# Mosquito Reports



## icebucketjohn (Dec 22, 2005)

Thinking of taking Friday off work (3/1) to hit Skeeter if ice conditions are good. Any field observations or reports would be appreciated.


----------



## whitetail fever (Nov 7, 2009)

Yesterday at 3:00 there was open water as far as you could see south of the causeway.


----------



## brad crappie (Sep 29, 2015)

John there was 2 shanties of cemetery


----------



## Eyecrosser (Apr 10, 2016)

I'm afraid the fat lady is done singing and took Elvis with her and have left the building.


----------



## chaunc (Apr 11, 2004)

Next three days will tell if she sang or not. Either way, it’s been a fun season. Some guys got at least thirty times. Me, less than twenty.


----------



## brad crappie (Sep 29, 2015)

Either way looking at the next 2, weeks no boats ! To cold refreezing


----------



## brad crappie (Sep 29, 2015)

Head north for ice or south open water!


----------



## miked913 (Feb 29, 2008)

There are already daffodils as close as the Carolina's! Head way south it's good for the soul!!

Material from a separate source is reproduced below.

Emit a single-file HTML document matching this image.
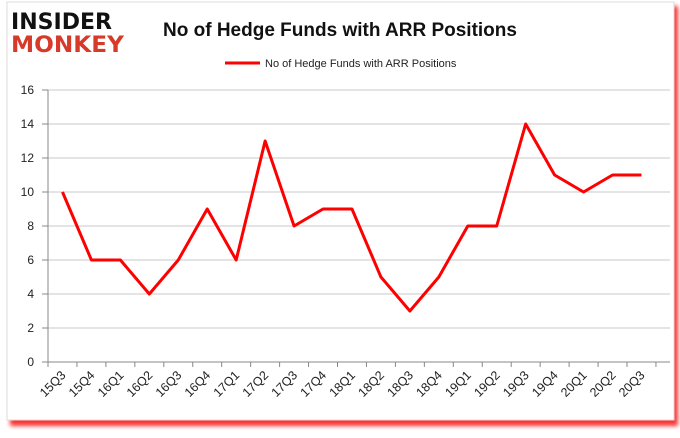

Sent from my moto z3 using Tapatalk


----------



## Popspastime (Apr 1, 2014)

You guys are nutz!


----------



## STRONGPERSUADER (Nov 5, 2006)

She’s not gonna sing for awhile boys.


----------



## set-the-drag (Jan 13, 2013)

I just seen the next 8 days in the 20s. Supposed to go up after that


----------



## STRONGPERSUADER (Nov 5, 2006)

You gotta also factor in the overnight temps....


----------



## STRONGPERSUADER (Nov 5, 2006)




----------



## STRONGPERSUADER (Nov 5, 2006)




----------



## STRONGPERSUADER (Nov 5, 2006)




----------



## set-the-drag (Jan 13, 2013)

Don't worry I'm going to do my warm weather voodoo this weekend and change everything next week


----------



## STRONGPERSUADER (Nov 5, 2006)

Haha! Be sure to winterize again..


----------



## set-the-drag (Jan 13, 2013)

It will be 70 by months end


----------



## ErieEye (Jul 16, 2007)

STRONGPERSUADER said:


> View attachment 294839


You're gonna be unpleasantly surprised at how much ice those temperatures won't make at this time of the year.


----------



## STRONGPERSUADER (Nov 5, 2006)

Hey I wanna get my Erie boat outta drydock as much as the next guy but we’re getting more ice. The only dancin set the drag is gonna be doing for awhile is the pucker dance as he’s spuddin


----------



## doubledipper (Oct 16, 2018)

miked913 said:


> There are already daffodils as close as the Carolina's! Head way south it's good for the soul!!
> 
> 
> 
> ...


----------



## doubledipper (Oct 16, 2018)

your absoulutely right !!!! It is an awesome feeling


----------



## ducknut141 (Apr 26, 2017)

What month? Mosquito can change from open to ice very quickly with this weather. NOT SAFE ICE. As an example I did a drive by one evening scouting for ducks they were there the next morning I was there but it was almost iced over and the ducks were gone. Just be safe weather in a boat or on the ice.


----------